黒伊佐錦新酒 大口酒造株式会社(伊佐市大口原田643)
2011/11/26

焼酎の新酒・2
出来上がった焼酎は、タンクで半年ほど熟成させてから出荷します。したがって秋に仕込んだ新酒が出回るのは、従来春4月だった、ということです。小規模な蔵では年2回仕込み、というのはここから来ています。
寝かせる理由を専門家に教えていただきました。酒を落ち着かせるため。出来たての焼酎は匂いもざらつきもきつい、荒々しい酒だそうです。じっと寝ているうちに丸く優しい味わいが出てくるそうです。
新酒が秋に出回るようになった一番の理由は、競争、でしょうね。目先の変わった商品を売り出して消費拡大につなげたい。幸い近年の醸造技術の進歩のおかげで十分商品になるものもできるようになったし。
ところで白波の新酒、こちらはさほどざらつき感もなく、かなり上品です。これなら慣れない人でも多少は良いかも知れません。
さつま白波新酒 薩摩酒造株式会社(枕崎市立神本町26番地)
2011/11/26

アルコール醸造の大元となる麹を増やす際、イモ焼酎であっても一般的には麹の台には米を使うというのは皆さんご承知。大量生産する標準酒ではタイ米を使うのが一般的です。これ、安いからという単純な理由ではありません。
醸造に必要な量を麹付けするためには機械でないととても間に合わない。国産米は粘り気が強く、機械では麹の回り具合にむらができやすく向いていないんだそうな。ただ国産米の方が香りが引き出しやすいと言われ、高級品の多くは国産米を使います。昔ながらの木の箱(もろ蓋、麹箱)に蒸し米を広げ何度も何度も丁寧に揉んで麹を育てていきます。ムンムンする熱気の中、延々と続く重労働で、まぁ高級品が標準酒の倍の値段する、ってのも分かります。

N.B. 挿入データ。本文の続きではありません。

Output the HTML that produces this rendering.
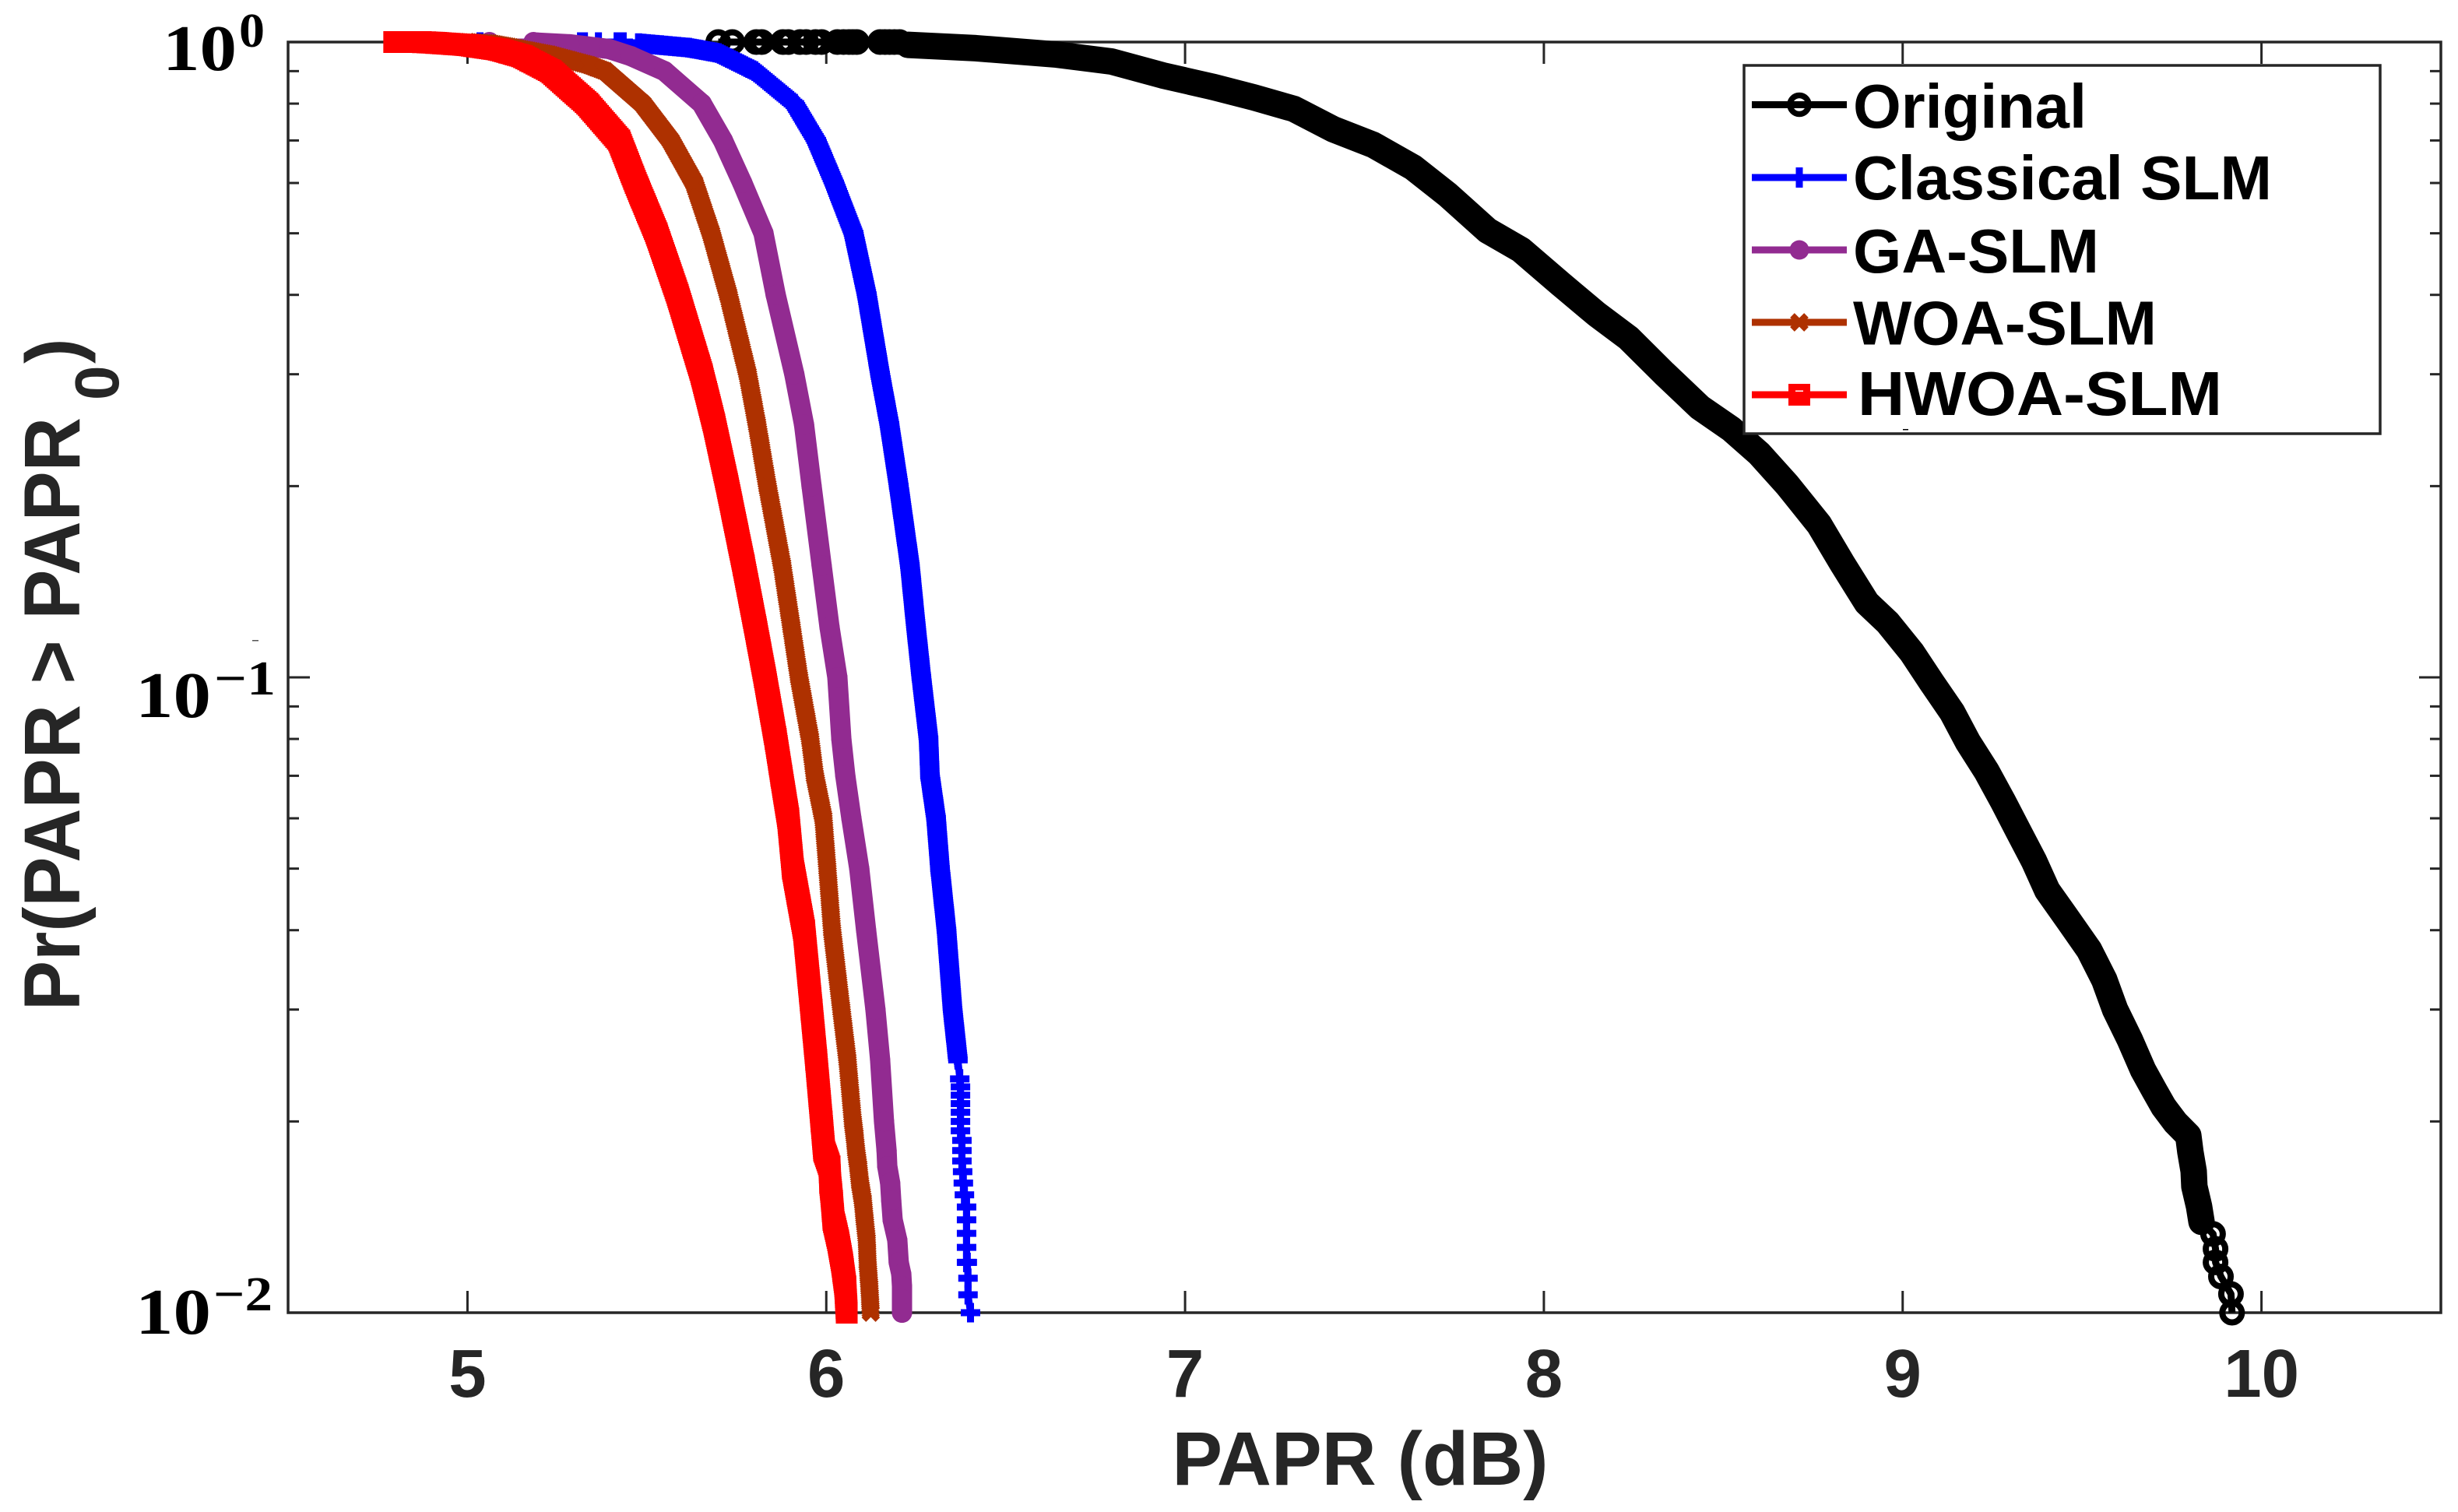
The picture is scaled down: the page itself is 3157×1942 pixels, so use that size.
<!DOCTYPE html>
<html lang="en">
<head>
<meta charset="utf-8">
<title>PAPR CCDF chart</title>
<style>
html,body{margin:0;padding:0;background:#fff;}
svg{display:block;}
text{font-family:"Liberation Sans",sans-serif;}
.serif{font-family:"Liberation Serif",serif;font-weight:bold;fill:#000;}
.sans{font-weight:bold;fill:#262626;}
.leg{font-weight:bold;fill:#000;font-size:80px;}
</style>
</head>
<body>
<svg id="chart" xmlns="http://www.w3.org/2000/svg" width="3157" height="1942" viewBox="0 0 3157 1942">
  <rect x="0" y="0" width="3157" height="1942" fill="#fff"/>
  <g id="ticks"></g>
  <rect x="370" y="54" width="2765" height="1632" fill="none" stroke="#262626" stroke-width="3.5"/>
  <g id="xlabels"></g>

  <g>
    <text class="serif" x="209" y="90" font-size="84" textLength="95" lengthAdjust="spacingAndGlyphs">10</text>
    <text class="serif" x="307" y="60" font-size="62" textLength="33" lengthAdjust="spacingAndGlyphs">0</text>
  </g>
  <g>
    <text class="serif" x="174" y="921" font-size="84" textLength="97" lengthAdjust="spacingAndGlyphs">10</text>
    <text class="serif" x="275" y="892" font-size="62" textLength="79" lengthAdjust="spacingAndGlyphs">−1</text>
  </g>
  <g>
    <text class="serif" x="174" y="1713" font-size="84" textLength="97" lengthAdjust="spacingAndGlyphs">10</text>
    <text class="serif" x="274" y="1683" font-size="62" textLength="76" lengthAdjust="spacingAndGlyphs">−2</text>
  </g>

  <text class="sans" x="1747" y="1907" font-size="97" text-anchor="middle">PAPR (dB)</text>
  <text class="sans" transform="translate(102,1298) rotate(-90)" font-size="102" textLength="762" lengthAdjust="spacingAndGlyphs">Pr(PAPR &gt; PAPR</text>
  <text class="sans" transform="translate(152,514) rotate(-90)" font-size="80">0</text>
  <text class="sans" transform="translate(102,467) rotate(-90)" font-size="98">)</text>

  <g id="series"></g>

  <g>
    <rect x="2240" y="84" width="817" height="473" fill="#fff" stroke="#262626" stroke-width="3.5"/>
    <g>
      <line x1="2250" x2="2372" y1="134.5" y2="134.5" stroke="#000" stroke-width="9"/>
      <circle cx="2311" cy="134.5" r="12" fill="none" stroke="#000" stroke-width="7.5"/>
      <text class="leg" x="2380" y="164" textLength="300" lengthAdjust="spacingAndGlyphs">Original</text>
    </g>
    <g>
      <line x1="2250" x2="2372" y1="228" y2="228" stroke="#0000ff" stroke-width="9"/>
      <line x1="2311" x2="2311" y1="215" y2="241" stroke="#0000ff" stroke-width="9"/>
      <text class="leg" x="2380" y="256" textLength="538" lengthAdjust="spacingAndGlyphs">Classical SLM</text>
    </g>
    <g>
      <line x1="2250" x2="2372" y1="321" y2="321" stroke="#922b91" stroke-width="9"/>
      <circle cx="2311" cy="321" r="12.5" fill="#922b91"/>
      <text class="leg" x="2380" y="350" textLength="316" lengthAdjust="spacingAndGlyphs">GA-SLM</text>
    </g>
    <g>
      <line x1="2250" x2="2372" y1="414" y2="414" stroke="#ae3100" stroke-width="9"/>
      <path d="M2302,405L2320,423M2302,423L2320,405" stroke="#ae3100" stroke-width="8" fill="none"/>
      <text class="leg" x="2380" y="442.5" textLength="390" lengthAdjust="spacingAndGlyphs">WOA-SLM</text>
    </g>
    <g>
      <line x1="2250" x2="2372" y1="507" y2="507" stroke="#ff0000" stroke-width="9"/>
      <rect x="2297" y="493" width="28" height="28" fill="#ff0000"/>
      <rect x="2306" y="501.5" width="10" height="1.5" fill="#fff"/>
      <text class="leg" x="2386" y="533" textLength="468" lengthAdjust="spacingAndGlyphs">HWOA-SLM</text>
    </g>
    <rect x="2444" y="551" width="7" height="1.5" fill="#000"/>
  </g>
  <rect x="324" y="822" width="8" height="1.5" fill="#555"/>
</svg>
<script>
// ---- Chart data ----
const xTickValues = [5, 6, 7, 8, 9, 10];
const yDecades = [1, 0.1, 0.01];
const yMinorFactors = [2, 3, 4, 5, 6, 7, 8, 9];

const originalPapr = [5.699,5.738,5.805,5.820,5.879,5.894,5.927,5.944,5.970,5.987,6.031,6.048,6.063,6.074,6.085,6.150,6.163,6.176,6.190,6.204,6.228,6.417,6.638,6.795,6.938,7.081,7.192,7.303,7.413,7.524,7.635,7.732,7.843,7.936,8.047,8.147,8.236,8.335,8.435,8.522,8.600,8.678,8.767,8.832,8.900,8.958,9.026,9.082,9.138,9.182,9.234,9.280,9.323,9.366,9.403,9.464,9.520,9.562,9.592,9.633,9.670,9.703,9.727,9.761,9.796,9.802,9.811,9.813,9.826,9.833,9.865,9.872,9.872,9.887,9.915,9.918];
const originalProb = [1,1,1,1,1,1,1,1,1,1,1,1,1,1,1,1,1,1,1,1,0.990,0.978,0.956,0.932,0.886,0.849,0.818,0.785,0.729,0.689,0.635,0.575,0.505,0.471,0.416,0.373,0.342,0.301,0.266,0.246,0.225,0.201,0.174,0.151,0.131,0.122,0.1094,0.098,0.0881,0.0791,0.0711,0.0637,0.0572,0.0514,0.0462,0.0413,0.0372,0.0334,0.030,0.0269,0.0241,0.0223,0.0211,0.0199,0.019,0.0179,0.0167,0.0158,0.0147,0.0139,0.0133,0.0126,0.012,0.0114,0.0107,0.010];

const classicalPapr = [5.035,5.315,5.326,5.365,5.417,5.434,5.477,5.538,5.616,5.699,5.801,5.911,5.972,6.022,6.076,6.113,6.150,6.176,6.202,6.233,6.250,6.265,6.285,6.289,6.306,6.317,6.335,6.352,6.367,6.372,6.374,6.374,6.374,6.374,6.374,6.374,6.378,6.378,6.378,6.380,6.382,6.385,6.391,6.391,6.391,6.391,6.391,6.393,6.395,6.395,6.402];
const classicalProb = [1,1,1,1,1,1,0.996,0.989,0.98,0.961,0.9,0.8,0.7,0.6,0.5,0.4,0.3,0.25,0.2,0.15,0.12,0.1,0.08,0.07,0.06,0.05,0.04,0.03,0.025,0.02333,0.02267,0.022,0.02133,0.02067,0.02,0.01933,0.01867,0.018,0.01733,0.01667,0.016,0.01533,0.01467,0.014,0.01333,0.01267,0.012,0.012,0.01133,0.01067,0.01];

const gaPapr = [5.061,5.184,5.195,5.284,5.395,5.456,5.549,5.653,5.712,5.766,5.825,5.859,5.911,5.938,5.959,5.987,6.009,6.031,6.042,6.053,6.070,6.092,6.111,6.137,6.150,6.161,6.168,6.170,6.178,6.181,6.185,6.198,6.202,6.209,6.211,6.211,6.211];
const gaProb = [1,1,0.998,0.992,0.975,0.95,0.9,0.8,0.7,0.6,0.5,0.4,0.3,0.25,0.2,0.15,0.12,0.1,0.08,0.07,0.06,0.05,0.04,0.03,0.025,0.02,0.018,0.017,0.016,0.015,0.014,0.013,0.012,0.0115,0.011,0.0105,0.01];

const woaPapr = [5.000,5.065,5.117,5.228,5.339,5.384,5.488,5.566,5.632,5.679,5.727,5.781,5.807,5.836,5.877,5.903,5.924,5.955,5.968,5.992,6.003,6.016,6.042,6.059,6.074,6.079,6.083,6.089,6.094,6.102,6.107,6.113,6.115,6.120,6.124];
const woaProb = [1,0.995,0.983,0.956,0.92,0.9,0.8,0.7,0.6,0.5,0.4,0.3,0.25,0.2,0.15,0.12,0.1,0.08,0.07,0.06,0.05,0.04,0.03,0.025,0.02,0.019,0.018,0.017,0.016,0.015,0.014,0.013,0.012,0.011,0.01];

const hwoaPapr = [4.796,4.826,4.870,4.913,5.000,5.087,5.152,5.232,5.334,5.423,5.469,5.527,5.586,5.653,5.688,5.725,5.770,5.803,5.829,5.859,5.875,5.894,5.907,5.938,5.959,5.972,5.987,5.994,6.009,6.011,6.016,6.020,6.033,6.044,6.053,6.057];
const hwoaProb = [1,1,1,0.997,0.989,0.973,0.95,0.9,0.8,0.7,0.6,0.5,0.4,0.3,0.25,0.2,0.15,0.12,0.1,0.08,0.07,0.06,0.05,0.04,0.03,0.025,0.02,0.018,0.017,0.016,0.015,0.014,0.013,0.012,0.011,0.01];

// ---- Axis functions ----
const NS = "http://www.w3.org/2000/svg";
const plotLeft = 370, plotRight = 3135, plotTop = 54, plotBottom = 1686;
const xMin = 4.5, xMax = 10.5, decadeMin = -2, decadeMax = 0;
function xScale(v) { return plotLeft + (v - xMin) / (xMax - xMin) * (plotRight - plotLeft); }
function yScale(p) { return plotTop + (decadeMax - Math.log10(p)) / (decadeMax - decadeMin) * (plotBottom - plotTop); }

function make(tag, attrs, parent) {
  const el = document.createElementNS(NS, tag);
  for (const k in attrs) el.setAttribute(k, attrs[k]);
  parent.appendChild(el);
  return el;
}

// ---- Ticks ----
const tickGroup = document.getElementById("ticks");
const xLabelGroup = document.getElementById("xlabels");
function tickLine(x1, y1, x2, y2, name) {
  const t = make("line", {x1: x1, y1: y1, x2: x2, y2: y2, stroke: "#262626", "stroke-width": 3}, tickGroup);
  
  
}
xTickValues.forEach(function (v) {
  const x = xScale(v);
  tickLine(x, plotBottom, x, plotBottom - 28, "x-tick-bottom");
  tickLine(x, plotTop, x, plotTop + 28, "x-tick-top");
  const label = make("text", {x: x, y: 1794, "text-anchor": "middle", "font-size": 87, "class": "sans"}, xLabelGroup);
  label.textContent = String(v);
  
  
});
yDecades.forEach(function (d) {
  const y = yScale(d);
  tickLine(plotLeft, y, plotLeft + 28, y, "y-major-tick-left");
  tickLine(plotRight, y, plotRight - 28, y, "y-major-tick-right");
});
[0.1, 0.01].forEach(function (d) {
  yMinorFactors.forEach(function (f) {
    const y = yScale(d * f);
    tickLine(plotLeft, y, plotLeft + 14, y, "y-minor-tick-left");
    tickLine(plotRight, y, plotRight - 14, y, "y-minor-tick-right");
  });
});

// ---- Series ----
const seriesGroup = document.getElementById("series");
function markerPath(kind, x, y) {
  if (kind === "plus") return "M" + (x - 12.5) + "," + y + "H" + (x + 12.5) + "M" + x + "," + (y - 12.5) + "V" + (y + 12.5);
  if (kind === "cross") return "M" + (x - 9) + "," + (y - 9) + "L" + (x + 9) + "," + (y + 9) + "M" + (x - 9) + "," + (y + 9) + "L" + (x + 9) + "," + (y - 9);
  return "M" + (x - 14) + "," + (y - 14) + "h28v28h-28z";
}
function drawMarker(group, kind, color, x, y) {
  let m;
  if (kind === "ring") {
    m = make("circle", {cx: x, cy: y, r: 12.5, fill: "none", stroke: color, "stroke-width": 8}, group);
  } else if (kind === "dot") {
    m = make("circle", {cx: x, cy: y, r: 13, fill: color}, group);
  } else if (kind === "square") {
    m = make("path", {d: markerPath(kind, x, y), fill: color}, group);
  } else {
    m = make("path", {d: markerPath(kind, x, y), fill: "none", stroke: color, "stroke-width": kind === "plus" ? 9 : 8}, group);
  }
  
  
}
// Closely packed samples merge into a solid band: sweep the marker shape between
// neighbouring plotted values (positions come only from the series through the scales).
function sweepPath(kind, pts) {
  let d = "";
  for (let i = 0; i + 1 < pts.length; i++) {
    const dx = pts[i + 1][0] - pts[i][0], dy = pts[i + 1][1] - pts[i][1];
    const steps = Math.max(1, Math.ceil(Math.hypot(dx, dy) / 3));
    for (let s = 0; s < steps; s++) {
      d += markerPath(kind, +(pts[i][0] + dx * s / steps).toFixed(1), +(pts[i][1] + dy * s / steps).toFixed(1));
    }
  }
  return d;
}
function drawSeries(name, papr, prob, color, kind, bandWidth, bandLow, bandHigh) {
  const group = make("g", {}, seriesGroup);
  
  
  const all = [], dense = [];
  for (let i = 0; i < papr.length; i++) {
    const pt = [xScale(papr[i]), yScale(prob[i])];
    all.push(pt[0].toFixed(1) + "," + pt[1].toFixed(1));
    if (prob[i] >= bandLow && prob[i] < bandHigh) dense.push(pt);
  }
  const thin = make("polyline", {points: all.join(" "), fill: "none", stroke: color, "stroke-width": 9, "stroke-linejoin": "round"}, group);
  
  
  let band;
  if (kind === "ring" || kind === "dot") {
    band = make("polyline", {points: dense.map(function (p) { return p[0].toFixed(1) + "," + p[1].toFixed(1); }).join(" "), fill: "none", stroke: color, "stroke-width": bandWidth, "stroke-linejoin": "round", "stroke-linecap": "round"}, group);
  } else if (kind === "square") {
    band = make("path", {d: sweepPath(kind, dense), fill: color}, group);
  } else {
    band = make("path", {d: sweepPath(kind, dense), fill: "none", stroke: color, "stroke-width": bandWidth}, group);
  }
  
  
  for (let i = 0; i < papr.length; i++) {
    drawMarker(group, kind, color, xScale(papr[i]), yScale(prob[i]));
  }
}
drawSeries("series-original", originalPapr, originalProb, "#000000", "ring", 34, 0.0139, 1);
drawSeries("series-classical-slm", classicalPapr, classicalProb, "#0000ff", "plus", 9, 0.0234, 1);
drawSeries("series-ga-slm", gaPapr, gaProb, "#922b91", "dot", 26, 0.01, 1);
drawSeries("series-woa-slm", woaPapr, woaProb, "#ae3100", "cross", 8, 0.01, 1.01);
drawSeries("series-hwoa-slm", hwoaPapr, hwoaProb, "#ff0000", "square", 28, 0.01, 1.01);
</script>
</body>
</html>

ちなみに小正醸造のホームページによると1升の焼酎を造るのに、米400gとイモ2kgが必要だとか。手間暇考えると1升で2000円から3000円で買える焼酎って安いと思う。
前置きが長くなった。悪い癖だな。
「小鶴」で有名な、大手のひとつ「小正醸造」の高級酒。もちろん国産米使用。有機栽培の黄金千貫、甕壺仕込みの贅沢品。キレとコク、甘味と軽さのバランスが抜群のうまい酒です。ちなみに小正醸造、現在の本社は鹿児島市にありますが元々は日吉町(現在の日置市)にルーツを持つ蔵で、醸造所はいまでも日吉町にあります。